En la temporada 2024/25 los esfuerzos impulsados y organizados por la fundación Bosquizar, una de las ONGs que trabajan activamente en la reforestación en Córdoba, significaron 144.650 tabaquillos implantados.
En un muy pobre intento de retratar la tarea, diremos que fueron decenas de personas trabajando: recogen las semillas, las siembran en los viveros, las cuidan hasta que están listas para trasplantar, los llevan hasta algún lugar por encima de los 1300 metros de altura, normalmente algo más alto todavía, y los plantan, luego de haber hecho el estudio de las áreas que deben repoblarse. Y después los cuentan, y los monitorean.
A la tasa de siembra informada, unas 3300 plantitas por hectárea, todo ese laburazo, toda esa voluntad, generó condiciones para recuperar en 2024 nada más que unas 50 hectáreas de bosque.
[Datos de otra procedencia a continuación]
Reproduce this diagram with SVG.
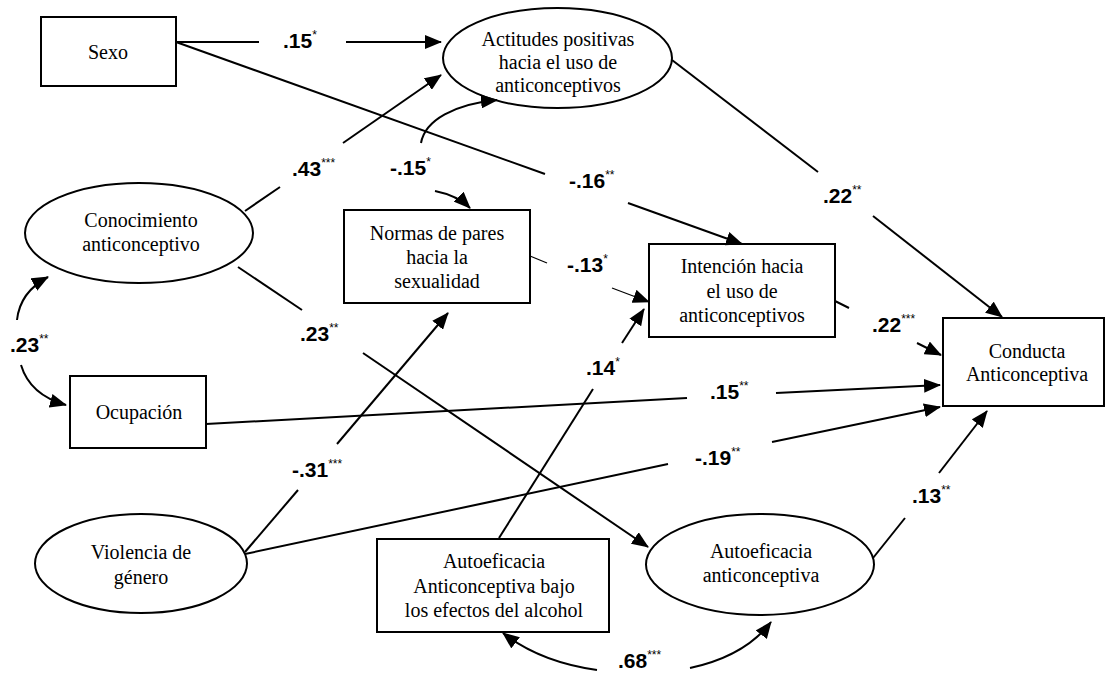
<svg xmlns="http://www.w3.org/2000/svg" width="1108" height="673" viewBox="0 0 1108 673">
<style>
.box{fill:#fff;stroke:#000;stroke-width:2}
.nt{font-family:"Liberation Serif","Times New Roman",serif;font-size:20px;text-anchor:middle;fill:#000}
.lbl{font-family:"Liberation Sans",Arial,sans-serif;font-size:21px;font-weight:bold;fill:#000}
.sup{font-size:12px;font-weight:normal}
.c{stroke:#000;stroke-width:2;fill:none}
.thin{stroke-width:1.2}
.a{marker-end:url(#ah)}
</style>
<defs>
<marker id="ah" markerUnits="userSpaceOnUse" markerWidth="17" markerHeight="14" refX="16" refY="7" orient="auto">
<path d="M0,0 L17,7 L0,14 z" fill="#000"/>
</marker>
</defs>
<rect width="1108" height="673" fill="#fff"/>
<g id="sexo"><rect class="box" x="41" y="17" width="135" height="69"/><text class="nt" x="108" y="59">Sexo</text></g>
<g id="actitudes"><ellipse class="box" cx="557.5" cy="58" rx="114.5" ry="50"/><text class="nt" x="558" y="46">Actitudes positivas</text><text class="nt" x="558" y="69">hacia el uso de</text><text class="nt" x="558" y="92">anticonceptivos</text></g>
<g id="conocimiento"><ellipse class="box" cx="139" cy="233" rx="114" ry="50"/><text class="nt" x="141" y="227">Conocimiento</text><text class="nt" x="141" y="251">anticonceptivo</text></g>
<g id="normas"><rect class="box" x="344" y="210" width="186" height="93"/><text class="nt" x="437" y="240">Normas de pares</text><text class="nt" x="437" y="264">hacia la</text><text class="nt" x="437" y="288">sexualidad</text></g>
<g id="intencion"><rect class="box" x="649" y="244" width="186" height="93"/><text class="nt" x="742" y="273">Intención hacia</text><text class="nt" x="742" y="298">el uso de</text><text class="nt" x="742" y="322">anticonceptivos</text></g>
<g id="conducta"><rect class="box" x="943" y="318" width="161" height="88"/><text class="nt" x="1027" y="358">Conducta</text><text class="nt" x="1027" y="381">Anticonceptiva</text></g>
<g id="ocupacion"><rect class="box" x="70" y="376" width="136" height="72"/><text class="nt" x="139" y="419">Ocupación</text></g>
<g id="violencia"><ellipse class="box" cx="141" cy="563.5" rx="106" ry="49.5"/><text class="nt" x="141" y="559">Violencia de</text><text class="nt" x="141" y="584">género</text></g>
<g id="alcohol"><rect class="box" x="377" y="539" width="232" height="93"/><text class="nt" x="494" y="568">Autoeficacia</text><text class="nt" x="494" y="593">Anticonceptiva bajo</text><text class="nt" x="494" y="617">los efectos del alcohol</text></g>
<g id="autoeficacia"><ellipse class="box" cx="760" cy="564.5" rx="114" ry="50.5"/><text class="nt" x="761" y="558">Autoeficacia</text><text class="nt" x="761" y="582">anticonceptiva</text></g>
<g id="connectors">
<line class="c" x1="176" y1="42" x2="259" y2="42"/><line class="c a" x1="346" y1="42" x2="441" y2="42"/>
<line class="c" x1="176" y1="42" x2="545" y2="174"/><line class="c a" x1="628" y1="203" x2="742" y2="244"/>
<line class="c" x1="245" y1="211" x2="280" y2="187"/><line class="c a" x1="343" y1="143" x2="441" y2="75"/>
<path class="c a" d="M421,143 C425,120 455,104 497,100"/>
<path class="c a" d="M435,191 C450,194 462,200 470,208"/>
<line class="c" x1="672" y1="60" x2="818" y2="172"/><line class="c a" x1="873" y1="216" x2="1002" y2="317"/>
<line class="c thin" x1="530" y1="256" x2="547" y2="263"/><line class="c thin a" x1="612" y1="288" x2="649" y2="302"/>
<line class="c" x1="238" y1="267" x2="302" y2="310"/><line class="c a" x1="363" y1="353" x2="648" y2="547"/>
<path class="c a" d="M17,320 Q20,292 48,277"/>
<path class="c a" d="M21,365 Q30,395 66,405"/>
<line class="c" x1="835" y1="301" x2="849" y2="308"/><line class="c a" x1="917" y1="343" x2="941" y2="355"/>
<line class="c" x1="206" y1="424" x2="687" y2="398"/><line class="c a" x1="776" y1="393" x2="940" y2="385"/>
<line class="c" x1="499" y1="538" x2="593" y2="389"/><line class="c a" x1="622" y1="343" x2="644" y2="309"/>
<line class="c" x1="245" y1="552" x2="298" y2="490"/><line class="c a" x1="337" y1="444" x2="448" y2="313"/>
<line class="c" x1="245" y1="554" x2="668" y2="464"/><line class="c a" x1="772" y1="442" x2="940" y2="407"/>
<line class="c" x1="873" y1="558" x2="905" y2="518"/><line class="c a" x1="939" y1="473" x2="987" y2="411"/>
<path class="c a" d="M597,670 Q540,662 503,633"/>
<path class="c a" d="M690,668 Q745,656 771,622"/>
</g>
<g id="labels">
<text class="lbl" x="283" y="48">.15<tspan class="sup" dy="-9">*</tspan></text>
<text class="lbl" x="292" y="176">.43<tspan class="sup" dy="-9">***</tspan></text>
<text class="lbl" x="390" y="175">-.15<tspan class="sup" dy="-9">*</tspan></text>
<text class="lbl" x="569" y="188">-.16<tspan class="sup" dy="-9">**</tspan></text>
<text class="lbl" x="823" y="203">.22<tspan class="sup" dy="-9">**</tspan></text>
<text class="lbl" x="567" y="272">-.13<tspan class="sup" dy="-9">*</tspan></text>
<text class="lbl" x="300" y="341">.23<tspan class="sup" dy="-9">**</tspan></text>
<text class="lbl" x="10" y="352">.23<tspan class="sup" dy="-9">**</tspan></text>
<text class="lbl" x="872" y="332">.22<tspan class="sup" dy="-9">***</tspan></text>
<text class="lbl" x="586" y="375">.14<tspan class="sup" dy="-9">*</tspan></text>
<text class="lbl" x="710" y="399">.15<tspan class="sup" dy="-9">**</tspan></text>
<text class="lbl" x="292" y="477">-.31<tspan class="sup" dy="-9">***</tspan></text>
<text class="lbl" x="695" y="465">-.19<tspan class="sup" dy="-9">**</tspan></text>
<text class="lbl" x="912" y="503">.13<tspan class="sup" dy="-9">**</tspan></text>
<text class="lbl" x="618" y="668">.68<tspan class="sup" dy="-9">***</tspan></text>
</g>
</svg>
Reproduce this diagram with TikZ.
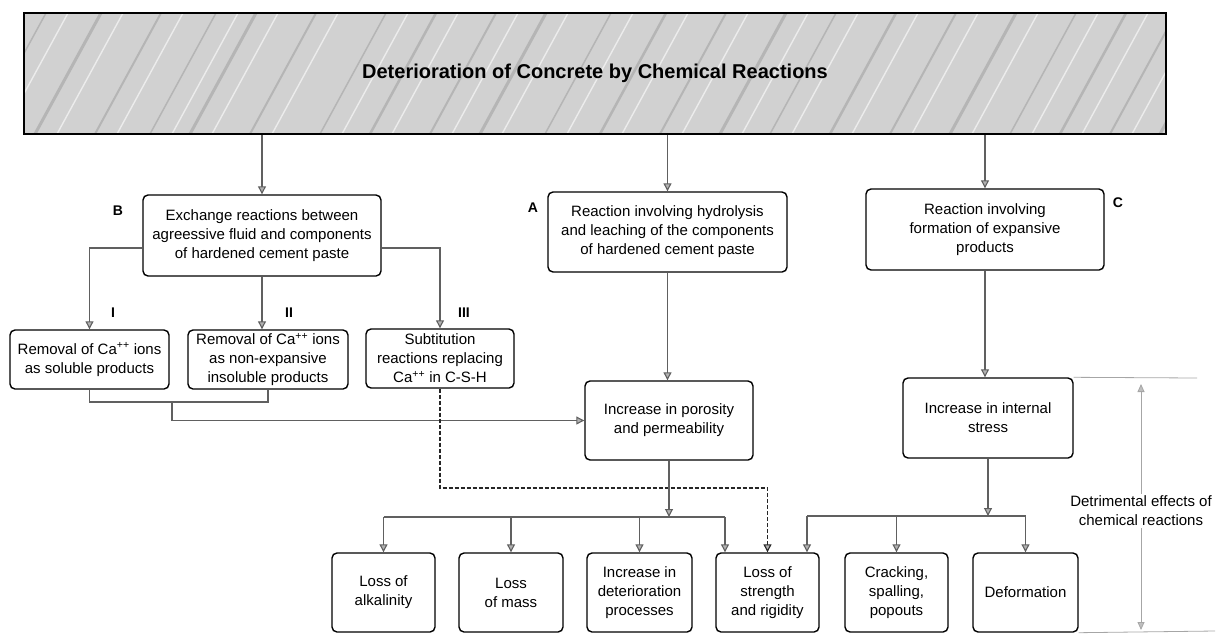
\documentclass[tikz,border=0pt]{standalone}
\usepackage{fontspec}
\setmainfont{Liberation Sans}
\usetikzlibrary{arrows.meta,calc}
\begin{document}
\begin{tikzpicture}[x=1pt,y=-1pt,
  box/.style={draw=black,line width=1.4pt,rounded corners=5pt,fill=white,align=center,inner sep=0pt,font=\fontsize{15}{19}\selectfont},
  arr/.style={draw=gray!75!black,line width=1.1pt,-{Triangle[width=8pt,length=8pt,fill=gray!60]}},
  ln/.style={draw=gray!75!black,line width=1.1pt},
  dln/.style={draw=gray!30!black,line width=1.1pt,dash pattern=on 4pt off 2pt},
  darr/.style={dln,-{Triangle[width=8pt,length=8pt,fill=gray!60]}},
  thin/.style={draw=gray!70,line width=0.8pt},
  tarr/.style={thin,-{Triangle[width=7pt,length=8pt,fill=gray!50]}},
  lab/.style={font=\fontsize{14}{16}\selectfont\bfseries},
]
\useasboundingbox (0,0) rectangle (1219,633);

% banner
\fill[gray!36] (24,13) rectangle (1166,134);
\begin{scope}
\clip (24,13) rectangle (1166,134);
\foreach \x/\w in {-70/2.5,-20/1.5,35/3,95/2,150/1.5,190/3,250/2,320/1.5,370/2.5,430/2,480/3,545/1.5,600/2.5,660/2,720/3,770/1.5,830/2.5,890/2,950/3,1010/1.5,1060/2.5,1110/2,1160/3} {
  \draw[gray!58,line width=\w pt] (\x,134) -- ++(66,-121);
  \draw[gray!15,line width=1.4pt] (\x+22,134) -- ++(66,-121);
}
\end{scope}
\node[draw=black,line width=1.6pt,minimum width=1142pt,minimum height=121pt,inner sep=0pt,
      font=\fontsize{20}{24}\selectfont\bfseries] (T) at (595,73.5) {Deterioration of Concrete by Chemical Reactions};

% second row
\node[box,minimum width=238pt,minimum height=81pt] (B) at (262,235.5)
  {Exchange reactions between\\agreessive fluid and components\\of hardened cement paste};
\node[box,minimum width=239pt,minimum height=80pt] (A) at (667.5,232)
  {Reaction involving hydrolysis\\and leaching of the components\\of hardened cement paste};
\node[box,minimum width=238pt,minimum height=81pt] (C) at (985,229.5)
  {Reaction involving\\formation of expansive\\products};
\node[lab] (lB) at (118,211) {B};
\node[lab] (lA) at (533,208) {A};
\node[lab] (lC) at (1118,203) {C};

% third row
\node[box,minimum width=159pt,minimum height=59pt] (I) at (89.5,359.5)
  {Removal of Ca\textsuperscript{++} ions\\as soluble products};
\node[box,minimum width=160pt,minimum height=59pt] (II) at (268,359.5)
  {Removal of Ca\textsuperscript{++} ions\\as non-expansive\\insoluble products};
\node[box,minimum width=148pt,minimum height=59pt] (III) at (440,358.5)
  {Subtitution\\reactions replacing\\Ca\textsuperscript{++} in C-S-H};
\node[lab] (lI) at (113,313) {I};
\node[lab] (lII) at (289,313) {II};
\node[lab] (lIII) at (464,313) {III};

% fourth row
\node[box,minimum width=168pt,minimum height=79pt] (P) at (669,420.5)
  {Increase in porosity\\and permeability};
\node[box,minimum width=170pt,minimum height=80pt] (S) at (988,418)
  {Increase in internal\\stress};

% bottom row
\node[box,minimum width=103pt,minimum height=79pt] (alk) at (383.5,592.5) {Loss of\\alkalinity};
\node[box,minimum width=104pt,minimum height=79pt] (mass) at (511,592.5) {Loss\\of mass};
\node[box,minimum width=105pt,minimum height=79pt] (det) at (639.5,592.5) {Increase in\\deterioration\\processes};
\node[box,minimum width=103pt,minimum height=79pt] (str) at (767.5,592.5) {Loss of\\strength\\and rigidity};
\node[box,minimum width=103pt,minimum height=79pt] (crk) at (896.5,592.5) {Cracking,\\spalling,\\popouts};
\node[box,minimum width=105pt,minimum height=79pt] (dfm) at (1025.5,592.5) {Deformation};

% connectors from banner
\draw[arr] (B.north |- T.south) -- (B.north);
\draw[arr] (A.north |- T.south) -- (A.north);
\draw[arr] (C.north |- T.south) -- (C.north);

% B branches
\draw[arr] ([yshift=-12.5pt]B.west) -| (I.north);
\draw[arr] (B.south) -- (B.south |- II.north);
\draw[arr] ([yshift=-12.5pt]B.east) -| (III.north);

% I, II to porosity
\coordinate (mIJ) at (172,402);
\draw[ln] (I.south) |- (mIJ) -| (II.south);
\draw[arr] (mIJ) |- (P.west);

% III dashed to strength
\coordinate (dd) at (440,488);
\draw[darr] (III.south) -- (dd) -| (str.north);

% A and C down
\draw[arr] (A.south) -- (A.south |- P.north);
\draw[arr] (C.south) -- (C.south |- S.north);

% porosity branch
\coordinate (jP) at (669,517);
\coordinate (sL) at (725,517);
\draw[arr] (P.south) -- (jP);
\draw[ln] (alk.north |- jP) -- (sL);
\draw[arr] (alk.north |- jP) -- (alk.north);
\draw[arr] (mass.north |- jP) -- (mass.north);
\draw[arr] (det.north |- jP) -- (det.north);
\draw[arr] (sL) -- (sL |- str.north);

% stress branch
\coordinate (jS) at (988,516);
\coordinate (sR) at (807,516);
\draw[arr] (S.south) -- (jS);
\draw[ln] (sR) -- (dfm.north |- jS);
\draw[arr] (sR) -- (sR |- str.north);
\draw[arr] (crk.north |- jS) -- (crk.north);
\draw[arr] (dfm.north |- jS) -- (dfm.north);

% detrimental effects annotation
\coordinate (topR) at (1197,378);
\coordinate (botR) at (1215,631);
\draw[thin] (S.north east) -- (topR);
\draw[thin] (dfm.south east) -- (botR);
\node[font=\fontsize{15}{19}\selectfont,align=center,inner sep=2pt] (eff) at (1141,511)
  {Detrimental effects of\\chemical reactions};
\draw[tarr] (eff.north) -- (1141,384);
\draw[tarr] (eff.south) -- (1141,630);
\end{tikzpicture}
\end{document}
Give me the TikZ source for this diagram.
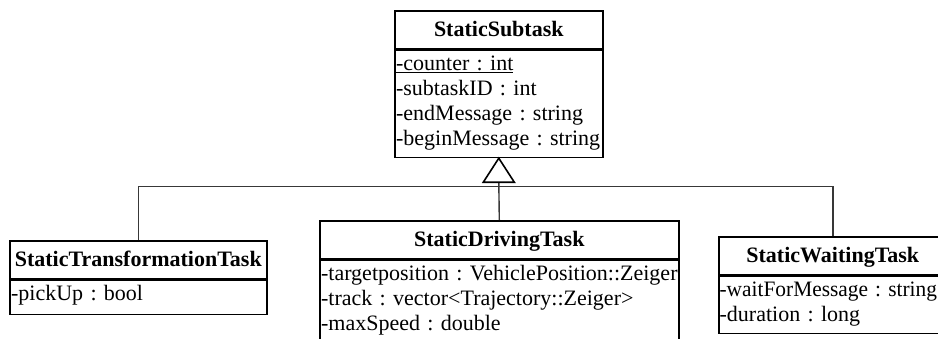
\documentclass[tikz,border=0pt]{standalone}
\usepackage{fontspec}
\usepackage{graphicx}
\setmainfont{Liberation Serif}
\usetikzlibrary{calc}

% one attribute line, kept on a single line even when it fills the box
\newcommand\attrline[1]{\mbox{#1}}
% the same, set a little narrower so it ends inside its box
\newcommand\tightattrline[1]{\scalebox{0.972}[1]{#1}}

\begin{document}
\frenchspacing
\begin{tikzpicture}[x=1pt,y=-1pt,
  umlfont/.style={font=\fontsize{22}{25}\selectfont},
  ctitle/.style={draw, line width=1.6pt, umlfont, font=\fontsize{22}{25}\selectfont\bfseries,
    minimum height=38pt, inner sep=0pt, text height=15pt, text depth=1pt,
    anchor=north west},
  cattr/.style={draw, line width=1.6pt, umlfont, align=left,
    inner xsep=1.3pt, inner ysep=2pt, text height=18pt, anchor=north west},
  inherit/.style={draw=black!78, line width=1.4pt},
  gentip/.style={draw=black, line width=1.6pt, fill=white, line join=miter}]

\useasboundingbox (0,0) rectangle (938,338);
\clip (0,0) rectangle (938,338);

% base class
\node[ctitle, minimum width=208pt] (sub) at (394,10) {StaticSubtask};
\node[cattr, text width=205.4pt, text depth=85pt] (subA) at (sub.south west)
  {\attrline{\underline{-counter : int}}\\
   \attrline{-subtaskID : int}\\
   \attrline{-endMessage : string}\\
   \attrline{-beginMessage : string}};

% derived classes
\node[ctitle, minimum width=257pt] (tra) at (9,240) {StaticTransformationTask};
\node[cattr, text width=254.4pt, text depth=12pt] (traA) at (tra.south west)
  {\attrline{-pickUp : bool}};

\node[ctitle, minimum width=359pt] (drv) at (319,220) {StaticDrivingTask};
\node[cattr, text width=356.4pt, text depth=75pt] (drvA) at (drv.south west)
  {\attrline{-targetposition : VehiclePosition::Zeiger}\\
   \attrline{-track : vector<Trajectory::Zeiger>}\\
   \attrline{-maxSpeed : double}};

\node[ctitle, minimum width=228pt] (wai) at (718,236) {StaticWaitingTask};
\node[cattr, inner xsep=0.8pt, text width=226.4pt, text depth=35pt] (waiA) at (wai.south west)
  {\tightattrline{-waitForMessage : string}\\
   \attrline{-duration : long}};

% generalization: shared tree of lines ending in a hollow triangle
\coordinate (tribase) at ($(subA.south)+(0,24)$);
\coordinate (junc) at ($(subA.south)+(0,28)$);
\draw[inherit] (tribase) -- (drv.north);
\draw[inherit] (tra.north) |- (junc) -| (wai.north);
\draw[gentip] (subA.south) -- ($(tribase)+(-15.5,0)$) -- ($(tribase)+(15.5,0)$) -- cycle;

\end{tikzpicture}
\end{document}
Entonces sigo con la aritmética. Aunque las actuales autoridades provinciales no dan cifras, los mapas satelitales muestran que en el mismo año 2024, se quemaron en Córdoba 28.000 hectáreas. Hubo años mucho peores, pero 28 mil es un reflejo razonable de la pérdida anual.
- O sea, que se hubieran necesitado unas 500 organizaciones como Bosquizar.
- O podemos calcular que 28.000 hectáreas requerirán unos 92 millones de plantines.
- También se puede pensar que, si cada cordobés y cordobesa se propusiese plantar 3 arbolitos por mes, plantaríamos unos 100 millones de árboles al año. Estaríamos sacando un aceptable empate.
O también, se puede entrar a la web de Bosquizar o cualquiera de las otras ONG que forestan, que no son tantas, y sumarse al esfuerzo voluntario o hacerles un aporte voluntario, que será como si hubiésemos plantado los 36 árboles al año que cada cordobés debería plantar.
Sé que muchos de los números son cuestionables y revisables, pero me gusta la idea de ponernos un horizonte de lo necesario y lo posible: 36 arbolitos nuevos, por habitante y por año.
Multiplicar es la tarea, diría un trovador moderno.